Religious schools in Minnesota will also be affected by the new rules. Doug Seaton, founder and president of the Minneapolis-based nonprofit Upper Midwest Law Center, says some will capitulate, while others will not. Seaton told The Federalist:

  • Forcing people to testify to beliefs they don’t hold, often called compelled speech, is clearly unconstitutional. They’re essentially requiring people to affirm these ideas that they don’t really believe, in many cases, as a condition of being a public-school teacher or being part of a program to be a licensed public-school teacher. You can’t force that kind of speech, you can’t require adherence to ideas that aren’t believed.

Seaton further noted: “The 13-member board that made these changes is appointed by the governor, whom for the last six years has been Walz. So, Walz is poised to make similar bigoted, totalitarian, and unconstitutional policies across the United States should he be elected vice president.”

Curricular changes under Walz

Both Kersten and Pullmann note that Walz signed the law establishing the ethnic studies initiative last year.

  • The department’s standards and benchmarks require first-graders to “identify examples of ethnicity, equality, liberation, and systems of power” and “use those examples to construct meanings for those terms” ... Fourth-graders must “identify the processes and impacts of colonization and examine how discrimination and the oppression of various racial and ethnic groups have produced resistance movements.” High-school students are told to “develop an analysis of racial capitalism” and “anti-Blackness” and are taught to view themselves as members of “racialized hierarchies” based on “dominant European beauty standards.”

Under the new requirements, teachers will be forced to teach this disturbing nonsense to their students. Teachers must now understand, for example:

  • That knowledge creation, ways of knowing, and teaching are social and cultural practices shaped by race and ethnicity, often resulting in racially disparate advantages and disadvantages.
  • The histories and social struggles of historically defined racialized groups, including but not limited to Indigenous people, Black Americans, Latinx Americans, and Asian Americans.
  • The cultural content, world view, concepts, and perspectives of Minnesota-based American Indian Tribal Nations and communities, including Indigenous histories and languages.
  • The impact of the intersection of race and ethnicity with other forms of difference, including class, gender, sexuality, religion, national origin, immigration status, language, ability, and age.

Pullmann recalls that “Walz’s first executive order as governor was to install a ‘diversity, equity, and inclusion,’ or DEI, council.” His radical “Department of Human Rights” forced school districts “to report student discipline by race and require equal outcomes (equity) in discipline,” with the result “horrific chaos and violence.”

As if all this weren’t enough, student achievement has plummeted under Walz’s watch, from “among the best in the nation to declining more sharply than anywhere else in the nation,” according to Kersten’s Center of the American Experiment. “The most recent scores show Minnesota fourth graders dipping below the national average in reading for the first time ever recorded on the well-respected Nation’s Report Card.”

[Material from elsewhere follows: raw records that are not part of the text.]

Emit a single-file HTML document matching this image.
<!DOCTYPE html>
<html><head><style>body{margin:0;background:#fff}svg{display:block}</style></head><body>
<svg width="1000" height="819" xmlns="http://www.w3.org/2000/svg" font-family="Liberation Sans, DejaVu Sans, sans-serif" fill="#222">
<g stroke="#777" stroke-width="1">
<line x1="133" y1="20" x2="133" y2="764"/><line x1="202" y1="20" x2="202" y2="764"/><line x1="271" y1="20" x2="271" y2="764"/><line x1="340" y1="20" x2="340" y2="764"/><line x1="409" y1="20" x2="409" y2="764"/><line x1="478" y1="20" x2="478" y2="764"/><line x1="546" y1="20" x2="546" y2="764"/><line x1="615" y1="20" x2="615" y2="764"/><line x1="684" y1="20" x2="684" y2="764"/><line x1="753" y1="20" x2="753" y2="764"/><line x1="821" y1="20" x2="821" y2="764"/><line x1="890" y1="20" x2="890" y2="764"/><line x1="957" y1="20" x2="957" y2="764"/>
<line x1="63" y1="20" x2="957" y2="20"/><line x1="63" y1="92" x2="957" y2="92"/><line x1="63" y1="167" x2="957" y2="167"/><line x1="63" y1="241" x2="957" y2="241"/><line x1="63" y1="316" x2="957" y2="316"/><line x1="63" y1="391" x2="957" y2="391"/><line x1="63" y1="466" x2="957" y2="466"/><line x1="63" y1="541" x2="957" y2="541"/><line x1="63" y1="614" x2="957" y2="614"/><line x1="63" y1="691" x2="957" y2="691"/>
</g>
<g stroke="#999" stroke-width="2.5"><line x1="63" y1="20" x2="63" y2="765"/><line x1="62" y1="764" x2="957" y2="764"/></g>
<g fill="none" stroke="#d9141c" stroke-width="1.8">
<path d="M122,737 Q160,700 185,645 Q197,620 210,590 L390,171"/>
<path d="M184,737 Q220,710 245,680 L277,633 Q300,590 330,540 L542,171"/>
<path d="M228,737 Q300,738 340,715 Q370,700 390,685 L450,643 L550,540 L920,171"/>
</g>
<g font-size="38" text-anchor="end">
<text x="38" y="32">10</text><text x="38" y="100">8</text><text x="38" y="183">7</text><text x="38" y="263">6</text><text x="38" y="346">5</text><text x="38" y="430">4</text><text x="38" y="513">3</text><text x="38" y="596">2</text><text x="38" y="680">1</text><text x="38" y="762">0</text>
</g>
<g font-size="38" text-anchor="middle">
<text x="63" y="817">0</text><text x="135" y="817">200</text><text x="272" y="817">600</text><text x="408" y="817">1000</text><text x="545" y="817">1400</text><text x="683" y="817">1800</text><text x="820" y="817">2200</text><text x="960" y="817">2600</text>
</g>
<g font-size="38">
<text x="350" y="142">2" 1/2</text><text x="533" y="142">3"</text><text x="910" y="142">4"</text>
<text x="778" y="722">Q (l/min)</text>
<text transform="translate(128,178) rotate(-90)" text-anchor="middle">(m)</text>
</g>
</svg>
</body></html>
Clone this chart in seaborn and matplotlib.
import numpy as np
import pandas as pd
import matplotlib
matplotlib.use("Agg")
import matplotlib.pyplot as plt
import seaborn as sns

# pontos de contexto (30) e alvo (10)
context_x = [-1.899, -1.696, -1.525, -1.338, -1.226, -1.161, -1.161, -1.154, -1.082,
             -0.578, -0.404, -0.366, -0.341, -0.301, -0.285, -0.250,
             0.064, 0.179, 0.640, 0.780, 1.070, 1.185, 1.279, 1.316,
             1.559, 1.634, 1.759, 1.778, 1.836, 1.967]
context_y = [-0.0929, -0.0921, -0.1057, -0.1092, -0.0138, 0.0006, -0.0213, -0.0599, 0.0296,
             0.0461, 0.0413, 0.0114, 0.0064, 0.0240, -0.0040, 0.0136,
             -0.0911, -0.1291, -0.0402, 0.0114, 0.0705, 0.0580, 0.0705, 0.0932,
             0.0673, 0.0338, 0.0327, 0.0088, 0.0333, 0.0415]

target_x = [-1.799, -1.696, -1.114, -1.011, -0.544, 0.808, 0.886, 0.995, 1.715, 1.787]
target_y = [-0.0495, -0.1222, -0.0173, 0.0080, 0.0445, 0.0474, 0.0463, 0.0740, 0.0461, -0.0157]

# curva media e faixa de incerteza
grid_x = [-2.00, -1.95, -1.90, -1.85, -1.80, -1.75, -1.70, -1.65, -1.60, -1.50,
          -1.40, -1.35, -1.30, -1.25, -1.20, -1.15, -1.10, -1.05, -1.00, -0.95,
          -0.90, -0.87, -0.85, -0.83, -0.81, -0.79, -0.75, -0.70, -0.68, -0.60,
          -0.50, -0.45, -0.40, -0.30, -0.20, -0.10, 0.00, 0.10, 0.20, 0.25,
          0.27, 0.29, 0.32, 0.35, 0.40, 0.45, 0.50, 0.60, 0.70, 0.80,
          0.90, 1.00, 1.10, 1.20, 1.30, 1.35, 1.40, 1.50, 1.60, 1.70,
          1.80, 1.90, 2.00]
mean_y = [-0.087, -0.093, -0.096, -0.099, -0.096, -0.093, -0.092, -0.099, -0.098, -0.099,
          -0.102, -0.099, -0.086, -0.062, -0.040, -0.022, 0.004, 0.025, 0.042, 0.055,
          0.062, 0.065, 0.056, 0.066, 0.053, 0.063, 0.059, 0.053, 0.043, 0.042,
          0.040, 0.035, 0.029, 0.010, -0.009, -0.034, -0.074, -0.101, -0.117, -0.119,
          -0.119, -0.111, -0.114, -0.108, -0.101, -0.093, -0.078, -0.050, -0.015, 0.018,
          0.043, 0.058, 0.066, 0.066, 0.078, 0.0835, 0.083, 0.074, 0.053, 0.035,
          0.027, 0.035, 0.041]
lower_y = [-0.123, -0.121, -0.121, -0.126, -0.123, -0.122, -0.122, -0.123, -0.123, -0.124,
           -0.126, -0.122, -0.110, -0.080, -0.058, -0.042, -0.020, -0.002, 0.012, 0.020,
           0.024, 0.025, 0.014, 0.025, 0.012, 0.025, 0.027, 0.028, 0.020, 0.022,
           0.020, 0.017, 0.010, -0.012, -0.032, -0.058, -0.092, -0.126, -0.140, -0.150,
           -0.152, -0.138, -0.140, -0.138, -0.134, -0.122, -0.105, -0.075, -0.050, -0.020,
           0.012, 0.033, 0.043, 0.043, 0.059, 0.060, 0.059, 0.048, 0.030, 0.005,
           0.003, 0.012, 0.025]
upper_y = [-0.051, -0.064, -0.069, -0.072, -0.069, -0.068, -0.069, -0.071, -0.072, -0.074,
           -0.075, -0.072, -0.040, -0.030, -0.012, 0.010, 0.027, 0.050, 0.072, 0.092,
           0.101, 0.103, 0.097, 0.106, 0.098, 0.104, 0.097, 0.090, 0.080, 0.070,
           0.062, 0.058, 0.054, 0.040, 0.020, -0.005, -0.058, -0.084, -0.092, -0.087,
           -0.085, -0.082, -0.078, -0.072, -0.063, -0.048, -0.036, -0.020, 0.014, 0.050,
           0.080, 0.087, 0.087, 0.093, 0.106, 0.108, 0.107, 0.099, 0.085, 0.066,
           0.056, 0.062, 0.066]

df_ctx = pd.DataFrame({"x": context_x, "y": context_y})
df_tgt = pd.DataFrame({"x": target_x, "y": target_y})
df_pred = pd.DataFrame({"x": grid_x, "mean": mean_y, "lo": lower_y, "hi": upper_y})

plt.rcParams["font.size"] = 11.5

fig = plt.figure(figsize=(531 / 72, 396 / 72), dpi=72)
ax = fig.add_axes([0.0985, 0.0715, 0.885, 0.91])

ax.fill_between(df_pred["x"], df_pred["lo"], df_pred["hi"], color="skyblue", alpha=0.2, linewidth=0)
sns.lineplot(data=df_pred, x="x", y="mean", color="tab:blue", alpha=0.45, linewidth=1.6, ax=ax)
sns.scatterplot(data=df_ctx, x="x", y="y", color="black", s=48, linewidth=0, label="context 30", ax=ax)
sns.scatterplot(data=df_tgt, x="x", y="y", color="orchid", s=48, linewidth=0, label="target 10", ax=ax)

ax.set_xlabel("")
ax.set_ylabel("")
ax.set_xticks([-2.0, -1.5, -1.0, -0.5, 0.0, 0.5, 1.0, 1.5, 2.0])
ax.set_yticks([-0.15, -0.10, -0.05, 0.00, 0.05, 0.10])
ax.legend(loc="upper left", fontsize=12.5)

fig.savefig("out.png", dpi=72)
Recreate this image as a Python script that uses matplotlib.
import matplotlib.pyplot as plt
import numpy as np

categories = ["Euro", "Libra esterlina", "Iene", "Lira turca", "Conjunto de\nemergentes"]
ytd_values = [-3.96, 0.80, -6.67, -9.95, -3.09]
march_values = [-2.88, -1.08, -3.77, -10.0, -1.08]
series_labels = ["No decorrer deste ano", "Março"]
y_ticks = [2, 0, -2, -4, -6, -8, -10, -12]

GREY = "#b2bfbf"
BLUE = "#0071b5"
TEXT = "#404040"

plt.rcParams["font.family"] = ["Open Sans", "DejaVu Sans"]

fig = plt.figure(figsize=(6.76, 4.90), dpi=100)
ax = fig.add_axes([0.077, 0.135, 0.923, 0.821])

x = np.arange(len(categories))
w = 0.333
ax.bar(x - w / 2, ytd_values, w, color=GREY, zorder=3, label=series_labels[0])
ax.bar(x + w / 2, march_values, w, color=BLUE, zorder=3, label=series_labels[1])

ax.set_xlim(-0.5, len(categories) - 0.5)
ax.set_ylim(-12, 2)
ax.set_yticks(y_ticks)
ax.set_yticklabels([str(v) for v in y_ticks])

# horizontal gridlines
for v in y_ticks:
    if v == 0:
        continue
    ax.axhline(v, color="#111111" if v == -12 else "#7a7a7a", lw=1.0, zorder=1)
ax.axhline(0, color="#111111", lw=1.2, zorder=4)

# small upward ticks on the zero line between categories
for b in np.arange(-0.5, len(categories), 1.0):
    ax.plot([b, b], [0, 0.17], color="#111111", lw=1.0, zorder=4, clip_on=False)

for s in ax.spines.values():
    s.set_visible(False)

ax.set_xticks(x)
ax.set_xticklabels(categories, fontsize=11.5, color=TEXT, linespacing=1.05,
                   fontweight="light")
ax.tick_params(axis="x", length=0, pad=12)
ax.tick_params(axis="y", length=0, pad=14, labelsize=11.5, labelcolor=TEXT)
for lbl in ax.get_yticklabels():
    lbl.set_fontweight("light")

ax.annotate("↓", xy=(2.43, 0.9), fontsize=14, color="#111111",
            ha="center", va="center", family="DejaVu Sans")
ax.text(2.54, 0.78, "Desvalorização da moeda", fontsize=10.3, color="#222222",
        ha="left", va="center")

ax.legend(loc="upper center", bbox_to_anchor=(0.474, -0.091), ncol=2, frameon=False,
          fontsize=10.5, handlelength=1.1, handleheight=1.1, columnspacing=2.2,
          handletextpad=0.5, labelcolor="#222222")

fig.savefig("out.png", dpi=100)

Parents and observers might wonder how, given the extreme requirements for teachers (as listed above), they could possibly have time to teach anything resembling basic skills or usable core knowledge.

Kersten warns that Minnesota should be viewed as the provider of a cautionary tale. “Unless legislators and citizens understand ‘liberated’ ethnic studies’ real agenda,” she points out, “many more states will follow” its lead.